Quote every line of the data below as it stands, omitting pictures.

----------

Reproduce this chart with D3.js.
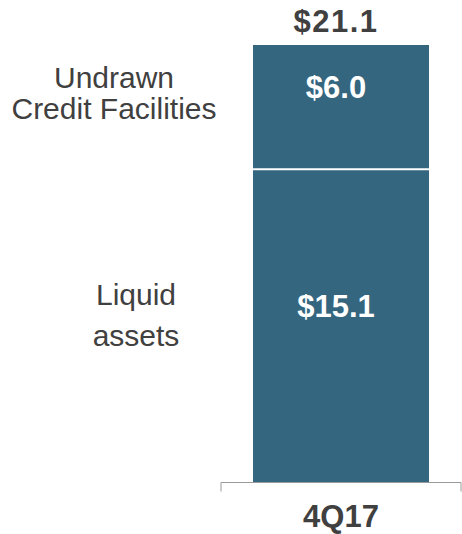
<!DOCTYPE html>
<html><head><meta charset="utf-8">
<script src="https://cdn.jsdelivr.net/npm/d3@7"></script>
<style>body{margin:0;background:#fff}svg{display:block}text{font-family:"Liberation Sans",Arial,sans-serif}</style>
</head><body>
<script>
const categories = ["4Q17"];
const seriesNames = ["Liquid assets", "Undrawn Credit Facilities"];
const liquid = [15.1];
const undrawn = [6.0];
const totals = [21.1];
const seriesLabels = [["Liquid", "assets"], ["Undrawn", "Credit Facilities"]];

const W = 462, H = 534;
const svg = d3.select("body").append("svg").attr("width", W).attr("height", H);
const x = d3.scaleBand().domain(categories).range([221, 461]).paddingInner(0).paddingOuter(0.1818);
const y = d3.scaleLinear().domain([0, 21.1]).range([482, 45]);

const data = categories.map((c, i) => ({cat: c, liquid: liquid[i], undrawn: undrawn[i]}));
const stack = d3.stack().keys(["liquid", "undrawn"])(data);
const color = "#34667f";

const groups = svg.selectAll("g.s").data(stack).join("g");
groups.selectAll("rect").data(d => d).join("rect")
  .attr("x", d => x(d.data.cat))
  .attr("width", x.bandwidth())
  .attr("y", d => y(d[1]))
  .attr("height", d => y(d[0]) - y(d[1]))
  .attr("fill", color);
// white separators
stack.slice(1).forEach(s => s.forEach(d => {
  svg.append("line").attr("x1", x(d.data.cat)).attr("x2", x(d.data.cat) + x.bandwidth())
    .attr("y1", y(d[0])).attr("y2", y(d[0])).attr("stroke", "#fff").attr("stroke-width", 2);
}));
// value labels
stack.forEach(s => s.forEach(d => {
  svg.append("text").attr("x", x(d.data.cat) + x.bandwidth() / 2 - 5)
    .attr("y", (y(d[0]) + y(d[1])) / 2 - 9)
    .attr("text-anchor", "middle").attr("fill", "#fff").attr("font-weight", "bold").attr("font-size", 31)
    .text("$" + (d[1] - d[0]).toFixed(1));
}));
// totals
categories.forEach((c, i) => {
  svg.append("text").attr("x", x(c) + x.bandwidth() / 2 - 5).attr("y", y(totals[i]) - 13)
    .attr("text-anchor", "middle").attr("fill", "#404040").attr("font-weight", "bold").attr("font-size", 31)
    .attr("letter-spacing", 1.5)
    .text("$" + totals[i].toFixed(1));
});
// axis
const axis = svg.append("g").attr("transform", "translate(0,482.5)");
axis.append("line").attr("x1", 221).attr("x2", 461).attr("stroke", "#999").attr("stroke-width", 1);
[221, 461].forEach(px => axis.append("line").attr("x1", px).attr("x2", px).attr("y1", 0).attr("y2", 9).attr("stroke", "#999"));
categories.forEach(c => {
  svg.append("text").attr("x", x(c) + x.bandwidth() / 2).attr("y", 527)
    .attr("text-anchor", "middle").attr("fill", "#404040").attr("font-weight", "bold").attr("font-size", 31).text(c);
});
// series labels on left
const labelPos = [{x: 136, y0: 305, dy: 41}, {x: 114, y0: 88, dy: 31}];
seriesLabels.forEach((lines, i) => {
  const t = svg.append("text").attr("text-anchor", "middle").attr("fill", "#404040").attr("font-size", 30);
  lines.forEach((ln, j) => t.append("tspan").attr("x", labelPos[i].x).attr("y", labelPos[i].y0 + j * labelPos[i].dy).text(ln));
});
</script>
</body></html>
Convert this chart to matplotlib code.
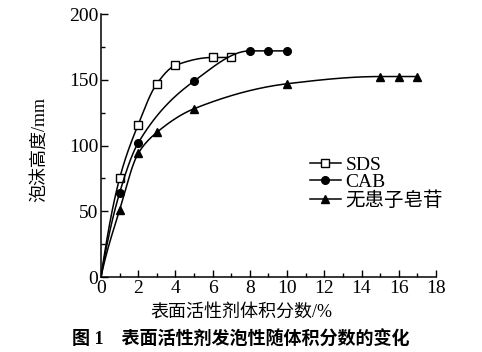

----------

**Right answer**
Reproduce this chart with D3.js.
<!DOCTYPE html>
<html><head><meta charset="utf-8">
<script src="https://cdn.jsdelivr.net/npm/d3@7"></script>
<style>body{margin:0;background:#fff}svg{display:block}text{font-family:"Liberation Sans",Arial,sans-serif}</style>
</head><body>
<script>
const categories = ["4Q17"];
const seriesNames = ["Liquid assets", "Undrawn Credit Facilities"];
const liquid = [15.1];
const undrawn = [6.0];
const totals = [21.1];
const seriesLabels = [["Liquid", "assets"], ["Undrawn", "Credit Facilities"]];

const W = 462, H = 534;
const svg = d3.select("body").append("svg").attr("width", W).attr("height", H);
const x = d3.scaleBand().domain(categories).range([221, 461]).paddingInner(0).paddingOuter(0.1818);
const y = d3.scaleLinear().domain([0, 21.1]).range([482, 45]);

const data = categories.map((c, i) => ({cat: c, liquid: liquid[i], undrawn: undrawn[i]}));
const stack = d3.stack().keys(["liquid", "undrawn"])(data);
const color = "#34667f";

const groups = svg.selectAll("g.s").data(stack).join("g");
groups.selectAll("rect").data(d => d).join("rect")
  .attr("x", d => x(d.data.cat))
  .attr("width", x.bandwidth())
  .attr("y", d => y(d[1]))
  .attr("height", d => y(d[0]) - y(d[1]))
  .attr("fill", color);
// white separators
stack.slice(1).forEach(s => s.forEach(d => {
  svg.append("line").attr("x1", x(d.data.cat)).attr("x2", x(d.data.cat) + x.bandwidth())
    .attr("y1", y(d[0])).attr("y2", y(d[0])).attr("stroke", "#fff").attr("stroke-width", 2);
}));
// value labels
stack.forEach(s => s.forEach(d => {
  svg.append("text").attr("x", x(d.data.cat) + x.bandwidth() / 2 - 5)
    .attr("y", (y(d[0]) + y(d[1])) / 2 - 9)
    .attr("text-anchor", "middle").attr("fill", "#fff").attr("font-weight", "bold").attr("font-size", 31)
    .text("$" + (d[1] - d[0]).toFixed(1));
}));
// totals
categories.forEach((c, i) => {
  svg.append("text").attr("x", x(c) + x.bandwidth() / 2 - 5).attr("y", y(totals[i]) - 13)
    .attr("text-anchor", "middle").attr("fill", "#404040").attr("font-weight", "bold").attr("font-size", 31)
    .attr("letter-spacing", 1.5)
    .text("$" + totals[i].toFixed(1));
});
// axis
const axis = svg.append("g").attr("transform", "translate(0,482.5)");
axis.append("line").attr("x1", 221).attr("x2", 461).attr("stroke", "#999").attr("stroke-width", 1);
[221, 461].forEach(px => axis.append("line").attr("x1", px).attr("x2", px).attr("y1", 0).attr("y2", 9).attr("stroke", "#999"));
categories.forEach(c => {
  svg.append("text").attr("x", x(c) + x.bandwidth() / 2).attr("y", 527)
    .attr("text-anchor", "middle").attr("fill", "#404040").attr("font-weight", "bold").attr("font-size", 31).text(c);
});
// series labels on left
const labelPos = [{x: 136, y0: 305, dy: 41}, {x: 114, y0: 88, dy: 31}];
seriesLabels.forEach((lines, i) => {
  const t = svg.append("text").attr("text-anchor", "middle").attr("fill", "#404040").attr("font-size", 30);
  lines.forEach((ln, j) => t.append("tspan").attr("x", labelPos[i].x).attr("y", labelPos[i].y0 + j * labelPos[i].dy).text(ln));
});
</script>
</body></html>
Convert this chart to matplotlib code.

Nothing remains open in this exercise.